We then find out that bikers were hired to threaten the family to keep the super-stoic dad, who is a cop, from digging into the mob who are involved in a lot of very, very bad things. Since the man's family was killed, the mob boss and his underlings panic because they know Stoic Cop will not give up until he has his revenge, inside or outside the law. Get this -- the cop's name is Steve Thrust. Yeah. Steve THRUST!!!
Cue standard and, in this case, dull revenge movie that makes a couple of minor attempts at expanding the story with under-developed characters in both the mob and the police force as well as including the most passionless love/sex scene I can recall witnessing. Did I mention the cop's name is Steve THRUST?!?!
I will say that the movie did not put me to sleep, mainly because every other line is SHOUTED by our vengence-seeking man of no facial expression.
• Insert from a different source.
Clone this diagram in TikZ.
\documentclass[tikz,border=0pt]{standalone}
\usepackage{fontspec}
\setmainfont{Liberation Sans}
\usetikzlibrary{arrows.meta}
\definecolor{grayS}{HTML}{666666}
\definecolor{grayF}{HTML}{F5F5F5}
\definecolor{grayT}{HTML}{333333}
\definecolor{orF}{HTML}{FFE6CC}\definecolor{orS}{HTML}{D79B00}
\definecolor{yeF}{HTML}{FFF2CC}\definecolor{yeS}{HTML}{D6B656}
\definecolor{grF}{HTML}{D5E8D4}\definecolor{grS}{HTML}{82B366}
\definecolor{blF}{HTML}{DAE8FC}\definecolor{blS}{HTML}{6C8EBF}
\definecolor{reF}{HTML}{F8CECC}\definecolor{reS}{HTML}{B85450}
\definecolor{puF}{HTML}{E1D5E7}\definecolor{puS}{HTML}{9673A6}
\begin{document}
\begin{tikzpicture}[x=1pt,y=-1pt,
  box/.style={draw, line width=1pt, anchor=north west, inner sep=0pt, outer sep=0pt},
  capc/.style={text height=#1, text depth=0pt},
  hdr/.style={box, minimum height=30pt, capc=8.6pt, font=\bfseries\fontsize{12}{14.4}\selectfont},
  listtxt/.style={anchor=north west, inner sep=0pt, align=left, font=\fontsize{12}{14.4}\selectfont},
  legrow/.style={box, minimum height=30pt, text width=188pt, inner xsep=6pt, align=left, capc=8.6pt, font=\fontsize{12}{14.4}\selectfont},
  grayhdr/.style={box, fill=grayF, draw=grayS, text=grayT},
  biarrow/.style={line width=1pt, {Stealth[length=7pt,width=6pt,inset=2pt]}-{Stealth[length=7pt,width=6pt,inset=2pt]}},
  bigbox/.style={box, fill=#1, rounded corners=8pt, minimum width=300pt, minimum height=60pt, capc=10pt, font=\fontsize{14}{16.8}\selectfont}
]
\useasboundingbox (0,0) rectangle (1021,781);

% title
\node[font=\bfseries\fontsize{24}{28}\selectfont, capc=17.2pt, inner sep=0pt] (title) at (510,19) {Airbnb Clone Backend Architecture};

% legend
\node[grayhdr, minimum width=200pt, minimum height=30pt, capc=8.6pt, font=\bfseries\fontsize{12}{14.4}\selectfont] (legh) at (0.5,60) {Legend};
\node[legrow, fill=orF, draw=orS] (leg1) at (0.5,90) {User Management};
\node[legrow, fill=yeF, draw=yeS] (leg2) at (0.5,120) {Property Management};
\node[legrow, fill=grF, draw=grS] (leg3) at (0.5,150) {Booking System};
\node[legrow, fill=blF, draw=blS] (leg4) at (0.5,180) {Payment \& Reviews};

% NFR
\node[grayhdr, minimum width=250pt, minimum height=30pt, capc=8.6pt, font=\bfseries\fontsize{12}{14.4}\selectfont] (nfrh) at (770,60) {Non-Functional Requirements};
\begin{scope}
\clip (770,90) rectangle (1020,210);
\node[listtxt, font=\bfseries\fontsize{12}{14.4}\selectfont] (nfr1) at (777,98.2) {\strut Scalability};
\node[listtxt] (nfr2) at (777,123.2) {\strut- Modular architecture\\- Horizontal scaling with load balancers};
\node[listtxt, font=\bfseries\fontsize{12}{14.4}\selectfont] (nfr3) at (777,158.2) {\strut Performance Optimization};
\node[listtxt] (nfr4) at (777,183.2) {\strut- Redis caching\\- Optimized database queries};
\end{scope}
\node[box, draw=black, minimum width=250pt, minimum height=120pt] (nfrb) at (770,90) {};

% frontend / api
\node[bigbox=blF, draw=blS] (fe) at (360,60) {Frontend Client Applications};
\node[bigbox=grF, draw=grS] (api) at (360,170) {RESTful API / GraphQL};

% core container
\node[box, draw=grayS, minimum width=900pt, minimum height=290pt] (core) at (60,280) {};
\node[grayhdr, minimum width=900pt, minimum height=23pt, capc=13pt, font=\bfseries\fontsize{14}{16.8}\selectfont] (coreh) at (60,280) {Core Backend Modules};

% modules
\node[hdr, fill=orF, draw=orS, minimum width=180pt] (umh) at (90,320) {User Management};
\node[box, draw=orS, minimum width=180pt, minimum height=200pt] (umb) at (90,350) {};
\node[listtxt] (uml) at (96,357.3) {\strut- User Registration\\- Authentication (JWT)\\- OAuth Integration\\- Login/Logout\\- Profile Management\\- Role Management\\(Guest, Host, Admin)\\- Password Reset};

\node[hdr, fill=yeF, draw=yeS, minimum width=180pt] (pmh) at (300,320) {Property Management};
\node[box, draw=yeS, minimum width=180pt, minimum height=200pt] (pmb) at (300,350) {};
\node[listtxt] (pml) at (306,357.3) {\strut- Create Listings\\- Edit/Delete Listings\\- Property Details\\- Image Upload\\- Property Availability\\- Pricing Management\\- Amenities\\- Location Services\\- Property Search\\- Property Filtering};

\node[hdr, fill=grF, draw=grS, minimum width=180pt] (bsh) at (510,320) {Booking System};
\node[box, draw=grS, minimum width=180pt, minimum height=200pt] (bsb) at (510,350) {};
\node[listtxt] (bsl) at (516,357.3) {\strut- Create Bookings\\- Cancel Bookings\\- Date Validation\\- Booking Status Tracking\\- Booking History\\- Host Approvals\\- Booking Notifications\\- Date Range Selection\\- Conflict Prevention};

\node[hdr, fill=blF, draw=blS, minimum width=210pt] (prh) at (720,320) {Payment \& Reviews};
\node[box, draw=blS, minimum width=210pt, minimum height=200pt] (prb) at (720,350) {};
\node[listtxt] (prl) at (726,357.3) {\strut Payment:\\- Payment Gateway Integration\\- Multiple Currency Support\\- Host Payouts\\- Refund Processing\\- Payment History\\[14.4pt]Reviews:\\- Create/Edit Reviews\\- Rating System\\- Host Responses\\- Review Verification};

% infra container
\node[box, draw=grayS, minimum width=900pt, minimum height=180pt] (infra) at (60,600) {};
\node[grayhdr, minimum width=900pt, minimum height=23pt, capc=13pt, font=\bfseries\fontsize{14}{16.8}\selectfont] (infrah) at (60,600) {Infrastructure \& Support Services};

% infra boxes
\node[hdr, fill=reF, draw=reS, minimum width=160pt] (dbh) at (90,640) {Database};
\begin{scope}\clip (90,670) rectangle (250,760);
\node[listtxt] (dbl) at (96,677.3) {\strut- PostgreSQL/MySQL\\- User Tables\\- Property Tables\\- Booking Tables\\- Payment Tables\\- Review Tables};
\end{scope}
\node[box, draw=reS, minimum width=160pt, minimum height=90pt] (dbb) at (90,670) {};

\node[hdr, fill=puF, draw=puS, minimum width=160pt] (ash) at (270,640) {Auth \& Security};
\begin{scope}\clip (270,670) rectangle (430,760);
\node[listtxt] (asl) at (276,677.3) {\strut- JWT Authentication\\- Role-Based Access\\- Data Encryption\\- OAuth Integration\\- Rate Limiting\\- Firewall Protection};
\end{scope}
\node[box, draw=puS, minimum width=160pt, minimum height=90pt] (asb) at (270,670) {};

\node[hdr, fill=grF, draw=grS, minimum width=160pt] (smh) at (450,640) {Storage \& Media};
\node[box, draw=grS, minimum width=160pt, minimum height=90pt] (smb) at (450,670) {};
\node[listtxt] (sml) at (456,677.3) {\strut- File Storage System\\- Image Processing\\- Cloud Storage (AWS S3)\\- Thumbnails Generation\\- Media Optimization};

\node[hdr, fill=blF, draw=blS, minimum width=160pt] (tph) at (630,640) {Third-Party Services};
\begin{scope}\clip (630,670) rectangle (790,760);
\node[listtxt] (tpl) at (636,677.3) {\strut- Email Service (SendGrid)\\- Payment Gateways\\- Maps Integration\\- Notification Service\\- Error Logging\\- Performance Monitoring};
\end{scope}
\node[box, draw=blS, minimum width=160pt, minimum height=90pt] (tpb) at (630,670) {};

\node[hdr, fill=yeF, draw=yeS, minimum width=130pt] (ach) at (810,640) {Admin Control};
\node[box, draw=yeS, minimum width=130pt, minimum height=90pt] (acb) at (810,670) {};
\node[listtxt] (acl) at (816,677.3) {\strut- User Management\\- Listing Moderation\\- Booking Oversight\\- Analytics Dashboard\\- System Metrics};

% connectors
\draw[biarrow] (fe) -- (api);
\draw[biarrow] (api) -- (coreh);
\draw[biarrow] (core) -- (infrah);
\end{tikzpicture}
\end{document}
I also had fun watching the boom mic come close to bonking a few actors on the noggin.
Given my comments, it may surprise you that I actually wanted to see this movie, and have been wanting to see for a few years now. Two reasons that amount to almost the same thing: Frozen Scream and Frank Roach. What? Who?
Frozen Scream is a jaw-droppingly weird and inept hot mess of a movie that will probably become an indelible stain (and strain) on your brain once you see it. Lunatics, cult murders, syringes in the eye, very 70s-looking guys in hoods, and a narrator who is almost as confused as the viewer are some of the highlights of this film, which is a personal favorite of mine.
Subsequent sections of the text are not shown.